Your Heartbeat Can Give Away Your Identity, Like a Fingerprint
Our heartbeats differ just enough to tell us apart, but they also give away potentially sensitive information
--
Heartbeats, like our fingerprints and faces, are unique. The distinctive waveforms generated by a heart’s expansions and contractions differ just enough from person to person that they can be used to tell us apart. That means heartbeats could serve as a biometric — a unique physiological characteristic that can be used to identify a person. Some scientists think a heartbeat could be a better identifier than the fingerprints we use to unlock phones today.
Startups today make unobtrusive heart monitors that can detect drowsiness behind the wheel of a car or offer perpetual user authentication in high-security manufacturing facilities. These monitors could eventually replace fingerprint scanners on smartphones, or the key fobs we use to enter office buildings.
“As a security researcher, absolutely, I would pick ECG over fingerprint scanners or basically anything else that we use at the moment,” Simon Eberz, a research associate with the University of Oxford’s department of computer science, tells OneZero.

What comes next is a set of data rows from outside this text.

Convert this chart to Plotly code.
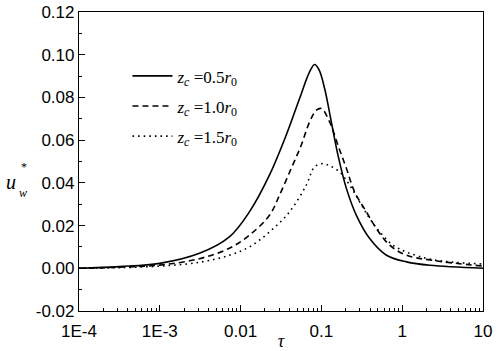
import plotly.graph_objects as go

# tau values and u_w* for each curve
tau_05 = [1e-4, 3.16e-4, 1e-3, 3.09e-3, 7.26e-3, 0.01285, 0.02275, 0.03664, 0.0537, 0.0714, 0.0824, 0.0933,
          0.1096, 0.1327, 0.1603, 0.2042, 0.271, 0.3963, 0.6383, 1.13, 2.2, 10.0]
u_05 = [0.000, 0.0008, 0.0023, 0.007, 0.0147, 0.0264, 0.0436, 0.0623, 0.0795, 0.092, 0.0954, 0.093,
        0.0842, 0.0685, 0.053, 0.0373, 0.0248, 0.0139, 0.0061, 0.003, 0.0014, 0.000]

tau_10 = [1e-4, 3.16e-4, 1e-3, 3.09e-3, 7.26e-3, 0.01285, 0.02275, 0.03027, 0.04236, 0.05623, 0.0714, 0.0865,
          0.1, 0.1265, 0.1603, 0.2042, 0.2582, 0.3606, 0.4797, 0.7015, 1.13, 2.4, 10.0]
u_10 = [0.000, 0.0005, 0.0015, 0.0045, 0.0094, 0.0155, 0.0248, 0.0342, 0.0468, 0.0576, 0.0685, 0.074,
        0.0748, 0.0685, 0.0576, 0.0467, 0.0357, 0.0264, 0.0186, 0.0108, 0.0061, 0.0037, 0.001]

tau_15 = [1e-4, 3.16e-4, 1e-3, 3.09e-3, 7.26e-3, 0.01285, 0.02275, 0.04027, 0.06486, 0.0824, 0.1035, 0.1265,
          0.1683, 0.2239, 0.2979, 0.3963, 0.5272, 0.7709, 1.13, 2.4, 10.0]
u_15 = [0.000, 0.0003, 0.001, 0.0028, 0.0061, 0.010, 0.017, 0.0264, 0.0389, 0.0475, 0.049, 0.048,
        0.0451, 0.0389, 0.031, 0.0233, 0.017, 0.0108, 0.0076, 0.004, 0.002]

names = ["<i>z</i><sub><i>c</i></sub> =0.5<i>r</i><sub>0</sub>",
         "<i>z</i><sub><i>c</i></sub> =1.0<i>r</i><sub>0</sub>",
         "<i>z</i><sub><i>c</i></sub> =1.5<i>r</i><sub>0</sub>"]

x_tickvals = [1e-4, 1e-3, 1e-2, 1e-1, 1, 10]
x_ticktext = ["1E-4", "1E-3", "0.01", "0.1", "1", "10"]
y_tickvals = [-0.02, 0.00, 0.02, 0.04, 0.06, 0.08, 0.10, 0.12]
y_ticktext = ["-0.02", "0.00", "0.02", "0.04", "0.06", "0.08", "0.10", "0.12"]

x_minor = [m * 10 ** e for e in range(-4, 1) for m in range(2, 10)]
y_minor = [-0.01, 0.01, 0.03, 0.05, 0.07, 0.09, 0.11]

fig = go.Figure()
styles = [None, "6px,4px", "1.6px,4px"]
for i, (tx, uy) in enumerate([(tau_05, u_05), (tau_10, u_10), (tau_15, u_15)]):
    line = dict(color="black", width=1.6, shape="spline", smoothing=1.0)
    if styles[i]:
        line["dash"] = styles[i]
    fig.add_trace(go.Scatter(x=tx, y=uy, mode="lines", name=names[i], legendgroup=f"g{i}", line=line))

axis_font = dict(family="Liberation Sans, Arial", size=17, color="black")
serif = "Liberation Serif, Times New Roman"

fig.update_layout(
    width=498, height=351,
    margin=dict(l=79, r=15, t=12, b=40, autoexpand=False),
    paper_bgcolor="white", plot_bgcolor="white",
    showlegend=True,
    legend=dict(x=0.12, y=0.845, xanchor="left", yanchor="top",
                bgcolor="rgba(0,0,0,0)", borderwidth=0,
                font=dict(family=serif, size=17, color="black"),
                itemwidth=40, tracegroupgap=5),
    xaxis=dict(type="log", range=[-4, 1], tickvals=x_tickvals, ticktext=x_ticktext,
               ticks="inside", ticklen=6, tickwidth=1, tickcolor="black",
               showline=True, linecolor="black", linewidth=1.2, mirror=True, automargin=False,
               showgrid=False, zeroline=False, tickfont=axis_font, ticklabelstandoff=4,
               minor=dict(tickvals=x_minor, ticks="inside", ticklen=3, tickcolor="black", showgrid=False),
               title=dict(text="<i>τ</i>", font=dict(family=serif, size=18, color="black"), standoff=5)),
    yaxis=dict(range=[-0.02, 0.12], tickvals=y_tickvals, ticktext=y_ticktext,
               ticks="inside", ticklen=6, tickwidth=1, tickcolor="black",
               showline=True, linecolor="black", linewidth=1.2, mirror=True, automargin=False,
               showgrid=False, zeroline=False, tickfont=axis_font,
               minor=dict(tickvals=y_minor, ticks="inside", ticklen=3, tickcolor="black", showgrid=False)),
)

fig.add_annotation(text="<i>u</i>", xref="paper", yref="paper", x=-0.15, y=0.43,
                   xanchor="right", showarrow=False, font=dict(family=serif, size=20, color="black"))
fig.add_annotation(text="<i>w</i>", xref="paper", yref="paper", x=-0.153, y=0.395,
                   xanchor="left", showarrow=False, font=dict(family=serif, size=12, color="black"))
fig.add_annotation(text="*", xref="paper", yref="paper", x=-0.148, y=0.48,
                   xanchor="left", showarrow=False, font=dict(family=serif, size=12, color="black"))

fig.write_html("out.html", config={"displayModeBar": False},
               post_script="document.body.style.margin='0';")
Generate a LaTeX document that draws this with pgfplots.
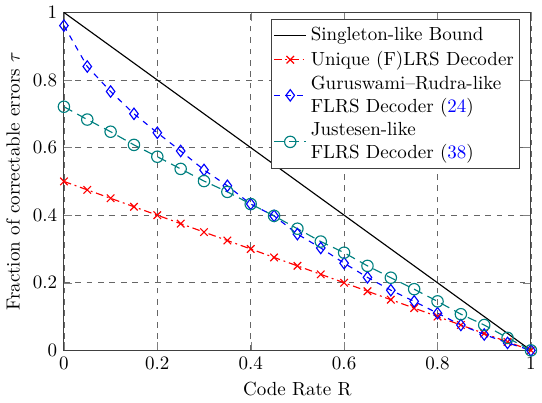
\documentclass[border=0pt]{standalone}
\usepackage{pgfplots}
\pgfplotsset{compat=1.18}
\begin{document}
\begin{tikzpicture}
\begin{axis}[
  scale only axis,
  width=246pt, height=178pt,
  xmin=0, xmax=1, ymin=0, ymax=1,
  xtick={0,0.2,...,1}, ytick={0,0.2,...,1},
  axis line style={black!75, semithick},
  grid=major,
  major grid style={dashed, gray!80!black, thin},
  xlabel={Code Rate R},
  ylabel={Fraction of correctable errors $\tau$},
  legend style={at={(0.977,0.98)}, anchor=north east, cells={align=left}, draw=black!75, semithick, inner xsep=1pt},
  legend cell align=left,
]
% Singleton-like bound
\addplot[black, semithick] coordinates {(0,1) (1,0)};
\addlegendentry{Singleton-like Bound}

% Unique (F)LRS decoder
\addplot[red, semithick, dash pattern=on 4pt off 2pt on 1pt off 2pt, mark=x, mark size=2.8pt, mark options={solid}] coordinates {
(0,0.5) (0.05,0.475) (0.1,0.45) (0.15,0.425) (0.2,0.4) (0.25,0.375) (0.3,0.35)
(0.35,0.325) (0.4,0.3) (0.45,0.275) (0.5,0.25) (0.55,0.225) (0.6,0.2)
(0.65,0.175) (0.7,0.15) (0.75,0.125) (0.8,0.1) (0.85,0.075) (0.9,0.05)
(0.95,0.025) (1,0)
};
\addlegendentry{Unique (F)LRS Decoder}

% Guruswami-Rudra-like
\addplot[blue, semithick, dashed, mark=diamond, mark size=3pt, mark options={solid}] coordinates {
(0,0.961) (0.05,0.84) (0.1,0.766) (0.15,0.70) (0.2,0.644) (0.25,0.59) (0.3,0.534)
(0.35,0.487) (0.4,0.433) (0.45,0.398) (0.5,0.344) (0.55,0.303) (0.6,0.258)
(0.65,0.216) (0.7,0.178) (0.75,0.145) (0.8,0.11) (0.85,0.075) (0.9,0.047)
(0.95,0.022) (1,0)
};
\addlegendentry{Guruswami--Rudra-like\\FLRS Decoder (\textcolor{blue}{24})}

% Justesen-like
\addplot[teal, semithick, dash pattern=on 5pt off 3pt, mark=o, mark size=3pt, mark options={solid}] coordinates {
(0,0.721) (0.05,0.683) (0.1,0.647) (0.15,0.608) (0.2,0.573) (0.25,0.537) (0.3,0.501)
(0.35,0.469) (0.4,0.433) (0.45,0.398) (0.5,0.36) (0.55,0.322) (0.6,0.289)
(0.65,0.25) (0.7,0.215) (0.75,0.181) (0.8,0.145) (0.85,0.107) (0.9,0.075)
(0.95,0.037) (1,0)
};
\addlegendentry{Justesen-like\\FLRS Decoder (\textcolor{blue}{38})}
\end{axis}
\end{tikzpicture}
\end{document}
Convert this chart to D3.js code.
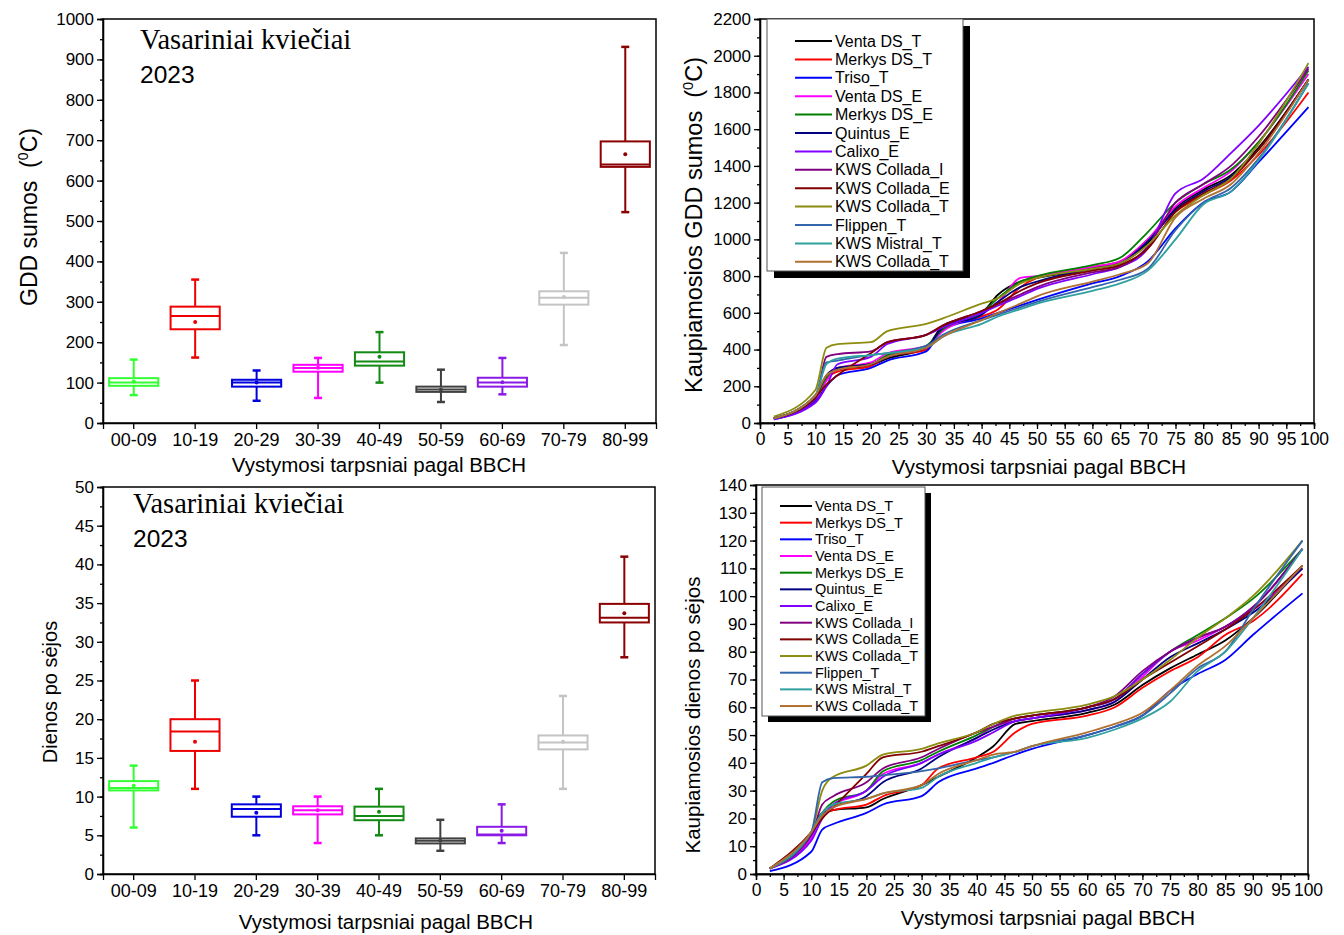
<!DOCTYPE html>
<html><head><meta charset="utf-8">
<script src="https://cdn.jsdelivr.net/npm/d3@7"></script>
<style>
body{margin:0;background:#fff;}
svg{font-family:Arial,"Liberation Sans",sans-serif;}
.tick text{fill:#000;}
.domain,.tick line{stroke:#000;stroke-width:1.3;}
</style></head><body>
<svg id="c" width="1344" height="935"></svg>
<script>
// ---------- Box plot data ----------
const categories = ["00-09","10-19","20-29","30-39","40-49","50-59","60-69","70-79","80-99"];
const boxColors = ["#33ff33","#ee0000","#0000dd","#ff00ff","#138a13","#404040","#8a1ae6","#c4c4c4","#8b0000"];

const gddLow  = [69, 162, 55, 62, 100, 52, 71, 193, 522];
const gddQ1   = [92, 232, 90, 127, 142, 77, 90, 293, 634];
const gddMed  = [100, 265, 100, 136, 152, 83, 100, 310, 640];
const gddQ3   = [111, 288, 107, 144, 175, 90, 112, 326, 697];
const gddHigh = [157, 355, 130, 161, 225, 132, 161, 421, 931];
const gddMean = [103, 250, 100, 137, 164, 83, 101, 312, 665];

const daysLow  = [6, 11, 5, 4, 5, 3, 4, 11, 28];
const daysQ1   = [10.8, 15.9, 7.4, 7.7, 6.95, 3.95, 5.0, 16.1, 32.5];
const daysMed  = [11.1, 18.4, 8.4, 8.25, 7.5, 4.3, 5.1, 17.0, 33.1];
const daysQ3   = [12.0, 20.0, 9.0, 8.75, 8.7, 4.6, 6.1, 17.9, 34.9];
const daysHigh = [14, 25, 10, 10, 11, 7, 9, 23, 41];
const daysMean = [11.4, 17.1, 7.9, 8.25, 8.05, 4.3, 5.6, 17.1, 33.7];

const gddTicks = [0,100,200,300,400,500,600,700,800,900,1000];
const daysTicks = [0,5,10,15,20,25,30,35,40,45,50];

// ---------- Cumulative line data ----------
const seriesNames = ["Venta DS_T","Merkys DS_T","Triso_T","Venta DS_E","Merkys DS_E","Quintus_E","Calixo_E",
  "KWS Collada_I","KWS Collada_E","KWS Collada_T","Flippen_T","KWS Mistral_T","KWS Collada_T"];
const seriesColors = ["#000000","#ff0000","#0000ff","#ff00ff","#008000","#000080","#8000ff",
  "#800080","#800000","#8c8c10","#3366aa","#30a0a0","#b07030"];

const bbch = [2.5, 10, 12, 14, 20, 23, 30, 33, 40, 43, 47, 50, 60, 65, 70, 75, 80, 85, 90, 99];

const gddVentaDsT    = [25,150,250,290,315,350,410,530,600,700,770,790,840,870,980,1170,1270,1350,1500,1870];
const gddMerkysDsT   = [25,140,240,280,310,360,400,520,580,620,740,790,850,880,1000,1150,1240,1320,1460,1800];
const gddTrisoT      = [20,120,200,260,300,340,390,510,570,600,640,670,760,800,880,1060,1200,1260,1420,1720];
const gddVentaDsE    = [25,130,230,300,330,380,420,500,600,660,790,800,850,880,1000,1180,1280,1370,1530,1900];
const gddMerkysDsE   = [25,140,250,300,320,370,420,510,600,680,770,800,860,900,1040,1200,1300,1380,1530,1920];
const gddQuintusE    = [25,150,260,300,320,360,410,520,590,660,740,770,840,870,990,1160,1260,1340,1490,1870];
const gddCalixoE     = [20,110,200,320,360,430,480,520,600,640,690,730,810,850,950,1250,1330,1470,1620,1940];
const gddColladaI    = [25,130,360,375,390,440,480,530,610,650,700,740,820,850,960,1200,1300,1400,1560,1930];
const gddColladaE    = [25,140,210,260,380,440,480,530,610,650,720,760,830,860,950,1150,1250,1330,1490,1870];
const gddColladaT    = [35,180,410,430,440,500,540,570,650,680,760,790,840,870,970,1130,1240,1330,1520,1960];
const gddFlippenT    = [25,150,330,340,370,380,420,480,560,590,630,660,740,780,840,1050,1200,1280,1440,1850];
const gddMistralT    = [25,150,320,350,370,380,410,470,540,580,620,650,720,760,830,1000,1190,1260,1430,1850];
const gddColladaT2   = [25,150,260,290,320,360,410,470,560,600,650,690,770,810,870,1120,1220,1300,1470,1870];

const daysVentaDsT   = [2,15,22,23,24,27,32,35,42,46,54,55,58,61,68,74,79,84,92,111];
const daysMerkysDsT  = [2,14,21,23,25,28,32,38,42,44,51,54,57,60,67,73,78,86,91,108];
const daysTrisoT     = [1,8,16,18,22,25,28,33,38,40,43,45,50,53,57,66,72,77,86,101];
const daysVentaDsE   = [2,13,22,25,30,36,40,43,49,53,55,56,59,62,71,80,84,89,95,110];
const daysMerkysDsE  = [2,15,22,26,30,37,41,44,50,53,56,57,60,63,72,80,86,92,99,117];
const daysQuintusE   = [2,14,21,24,28,33,38,42,49,52,55,56,59,62,70,78,83,88,94,110];
const daysCalixoE    = [2,12,20,25,30,35,40,43,48,51,55,56,60,63,72,80,85,89,96,117];
const daysColladaI   = [2,14,25,28,33,38,42,45,51,53,56,57,60,64,73,80,85,89,96,117];
const daysColladaE   = [2,15,20,24,36,42,44,46,51,54,56,57,60,63,70,76,82,88,95,111];
const daysColladaT   = [2,15,30,35,39,43,45,47,51,54,57,58,61,64,70,77,85,92,100,120];
const daysFlippenT   = [2,15,33,34.5,35,35.5,37,38,41,42,44,46,50,53,57,65,74,80,95,120];
const daysMistralT   = [2,15,22,25,27,29,31,35,40,42,44,46,49,52,56,62,73,80,92,117];
const daysColladaT2  = [2,15,21,24,27,29,32,36,41,43,44,46,51,54,58,66,75,82,92,111];

const gddSeries = [gddVentaDsT,gddMerkysDsT,gddTrisoT,gddVentaDsE,gddMerkysDsE,gddQuintusE,gddCalixoE,
  gddColladaI,gddColladaE,gddColladaT,gddFlippenT,gddMistralT,gddColladaT2];
const daysSeries = [daysVentaDsT,daysMerkysDsT,daysTrisoT,daysVentaDsE,daysMerkysDsE,daysQuintusE,daysCalixoE,
  daysColladaI,daysColladaE,daysColladaT,daysFlippenT,daysMistralT,daysColladaT2];

const bbchTicks = d3.range(0,101,5);
const cumGddTicks = d3.range(0,2201,200);
const cumDaysTicks = d3.range(0,141,10);

// ---------- Drawing ----------
const svg = d3.select("#c");
const fmt = d3.format("d");

function axes(x0,x1,y0,y1,xAxisGen,xMinor,yScale,yMajor,yMinor,yFont,xFont){
  svg.append("g").attr("transform",`translate(${x0},0)`)
    .call(d3.axisLeft(yScale).tickValues(yMinor).tickSize(3).tickFormat(""));
  const gy2 = svg.append("g").attr("transform",`translate(${x0},0)`)
    .call(d3.axisLeft(yScale).tickValues(yMajor).tickSize(6).tickPadding(3).tickFormat(fmt));
  gy2.selectAll("text").style("font-size",yFont+"px");
  if (xMinor) svg.append("g").attr("transform",`translate(0,${y1})`).call(xMinor);
  const gx2 = svg.append("g").attr("transform",`translate(0,${y1})`).call(xAxisGen);
  gx2.selectAll("text").style("font-size",xFont+"px");
  svg.append("rect").attr("x",x0).attr("y",y0).attr("width",x1-x0).attr("height",y1-y0)
    .attr("fill","none").attr("stroke","#000").attr("stroke-width",1.5);
}

function boxPanel(x0,x1,y0,y1,ymax,yMajor,yMinorStep,low,q1,med,q3,high,mean){
  const xb = d3.scaleBand().domain(categories).range([x0,x1]);
  const y = d3.scaleLinear().domain([0,ymax]).range([y1,y0]);
  const bw = xb.bandwidth()*0.8;
  const g = svg.append("g");
  categories.forEach((c,i)=>{
    const cx = xb(c)+xb.bandwidth()/2;
    const col = boxColors[i];
    const s = g.append("g").attr("stroke",col).attr("stroke-width",2).attr("fill","none");
    s.append("line").attr("x1",cx).attr("x2",cx).attr("y1",y(high[i])).attr("y2",y(q3[i]));
    s.append("line").attr("x1",cx).attr("x2",cx).attr("y1",y(q1[i])).attr("y2",y(low[i]));
    s.append("line").attr("x1",cx-4).attr("x2",cx+4).attr("y1",y(high[i])).attr("y2",y(high[i])).attr("stroke-width",2.5);
    s.append("line").attr("x1",cx-4).attr("x2",cx+4).attr("y1",y(low[i])).attr("y2",y(low[i])).attr("stroke-width",2.5);
    s.append("rect").attr("x",cx-bw/2).attr("width",bw).attr("y",y(q3[i])).attr("height",y(q1[i])-y(q3[i]));
    s.append("line").attr("x1",cx-bw/2).attr("x2",cx+bw/2).attr("y1",y(med[i])).attr("y2",y(med[i]));
    g.append("circle").attr("cx",cx).attr("cy",y(mean[i])).attr("r",2).attr("fill",col);
  });
  const yMinor = d3.range(0,ymax+0.001,yMinorStep);
  axes(x0,x1,y0,y1,d3.axisBottom(xb).tickSize(6).tickPadding(4),null,y,yMajor,yMinor,17,18);
}

function linePanel(x0,x1,y0,y1,ymax,yMajor,yMinorStep,series){
  const x = d3.scaleLinear().domain([0,100]).range([x0,x1]);
  const y = d3.scaleLinear().domain([0,ymax]).range([y1,y0]);
  const line = d3.line().x((d,i)=>x(bbch[i])).y(d=>y(d)).curve(d3.curveMonotoneX);
  const g = svg.append("g");
  series.forEach((s,i)=>{
    g.append("path").attr("d",line(s)).attr("fill","none").attr("stroke",seriesColors[i]).attr("stroke-width",1.8);
  });
  const yMinor = d3.range(0,ymax+0.001,yMinorStep);
  const xMinor = d3.axisBottom(x).tickValues(d3.range(0,100.1,2.5)).tickSize(3).tickFormat("");
  axes(x0,x1,y0,y1,d3.axisBottom(x).tickValues(bbchTicks).tickSize(6).tickPadding(4).tickFormat(fmt),xMinor,y,yMajor,yMinor,17,17.5);
}

function legend(lx,ly,w,h,sh,lineX0,lineX1,textX,row0,rowStep,fs){
  svg.append("rect").attr("x",lx+sh).attr("y",ly+sh).attr("width",w).attr("height",h).attr("fill","#000");
  svg.append("rect").attr("x",lx).attr("y",ly).attr("width",w).attr("height",h).attr("fill","#fff")
    .attr("stroke","#555").attr("stroke-width",1);
  seriesNames.forEach((n,i)=>{
    const yy = row0 + i*rowStep;
    svg.append("line").attr("x1",lineX0).attr("x2",lineX1).attr("y1",yy).attr("y2",yy)
      .attr("stroke",seriesColors[i]).attr("stroke-width",2);
    svg.append("text").attr("x",textX).attr("y",yy).attr("dy","0.35em").style("font-size",fs+"px").text(n);
  });
}

function title(x,y1,y2){
  svg.append("text").attr("x",x).attr("y",y1).style("font-family","'Liberation Serif','Times New Roman',serif")
    .style("font-size","28.5px").text("Vasariniai kvie\u010Diai");
  svg.append("text").attr("x",x).attr("y",y2).style("font-size","24.5px").text("2023");
}

function yTitle(x,y,label,withUnit,fs){
  const t = svg.append("text").attr("transform",`translate(${x},${y}) rotate(-90)`)
    .attr("text-anchor","middle").style("font-size",fs+"px");
  if (!withUnit){ t.text(label); return; }
  t.append("tspan").text(label + "\u00A0\u00A0(");
  t.append("tspan").attr("dy",-9).style("font-size",(fs*0.62)+"px").text("0");
  t.append("tspan").attr("dy",9).text("C)");
}
function xTitle(x,y,fs){
  svg.append("text").attr("x",x).attr("y",y).attr("text-anchor","middle").style("font-size",fs+"px")
    .text("Vystymosi tarpsniai pagal BBCH");
}

// Top-left
boxPanel(103,656,19,423,1000,gddTicks,50,gddLow,gddQ1,gddMed,gddQ3,gddHigh,gddMean);
title(140,49,83);
yTitle(37,217,"GDD sumos",true,23);
xTitle(379,472,20.5);

// Bottom-left
boxPanel(103,655,487,874,50,daysTicks,2.5,daysLow,daysQ1,daysMed,daysQ3,daysHigh,daysMean);
title(133,513,547);
yTitle(57,692,"Dienos po s\u0117jos",false,20);
xTitle(386,929,20.5);

// Top-right
linePanel(760,1314,19,423,2200,cumGddTicks,100,gddSeries);
yTitle(702,225,"Kaupiamosios GDD sumos",true,23.5);
xTitle(1039,474,20.5);
legend(767,19,196,252,7,795,832,835,41,18.4,16);

// Bottom-right
linePanel(756,1308,485,874,140,cumDaysTicks,5,daysSeries);
yTitle(700,715,"Kaupiamosios dienos po s\u0117jos",false,20.5);
xTitle(1048,925,20.5);
legend(762,487,163,229,6,780,812,815,506,16.67,14.5);
</script></body></html>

But authentication via heartbeat comes with its own unique privacy concerns, not least of which is that a heartbeat is a window into someone’s emotional state and health status. The potential misuse of a biometric that’s hidden inside us and that provides data every second is hard to ignore.
Heartbeats offer continuous authentication. Whereas we enter passwords or scan our fingers once to access secure applications, a heartbeat could effectively send out a password every second.
Using a heartbeat to identify someone is relatively simple. A heartbeat is regulated by cells that send out regular pulses of electricity telling the heart muscles to expand and contract, pumping blood throughout the body. Those bursts of electricity create a waveform that can be measured by an electrocardiogram (ECG).